After all these analyses and mediations, if we return to the current experience for practical benefit, it was the inward-looking, "small but mine" doctrine's inventor, the conservative modernizer Abdülhamid, but secular modernism, which made him the subject of devilization in the historical narrative it created, also championed that doctrine. The current conservative experience flows in this channel. Both experiences, being unable to establish genuine hegemony in the cultural sphere, have exaggeratedly used the state apparatus as a tool of domination. The cultural apparatuses created by secular radicalism, thanks to its urban nature and long lifespan, are undoubtedly so strong, deep, and substantial that the conservative cannot close the gap.
 
Secularism or laicism is not a political issue. It never was. It was an operation to desiccate the essence of meaning and purpose in life and establish the dominance of experimental ideation through the preoccupation with "how." The political outcome arising from this is the hard power to protect the cultural operation.
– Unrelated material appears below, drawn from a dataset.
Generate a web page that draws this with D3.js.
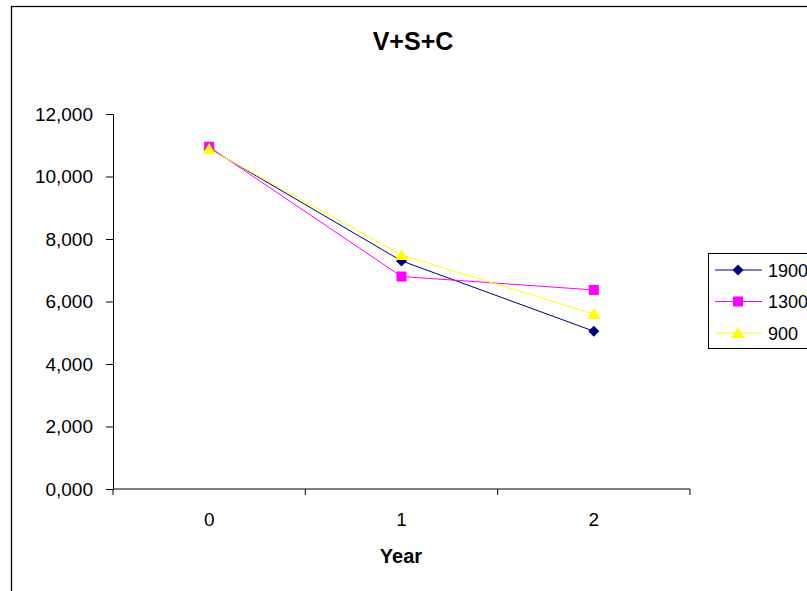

This is why the irrational, mystical, mythical statements and behaviors displayed at every commemoration of Atatürk, who considered science his truest guide, are not seen as a contradiction in the West, which is considered the qibla of modernization; it stems from the legitimate acceptance of the triumph of superstition.
 
In a country where the most egregious anomalies have become the new normal, where sanity is gone and absurdity is constantly escalating, the number of those who are willing to pay the price to remain decent, sensible, reasonable, moderate, fair, and understanding is melting away like snow. It's hard not to get caught in the maelstrom.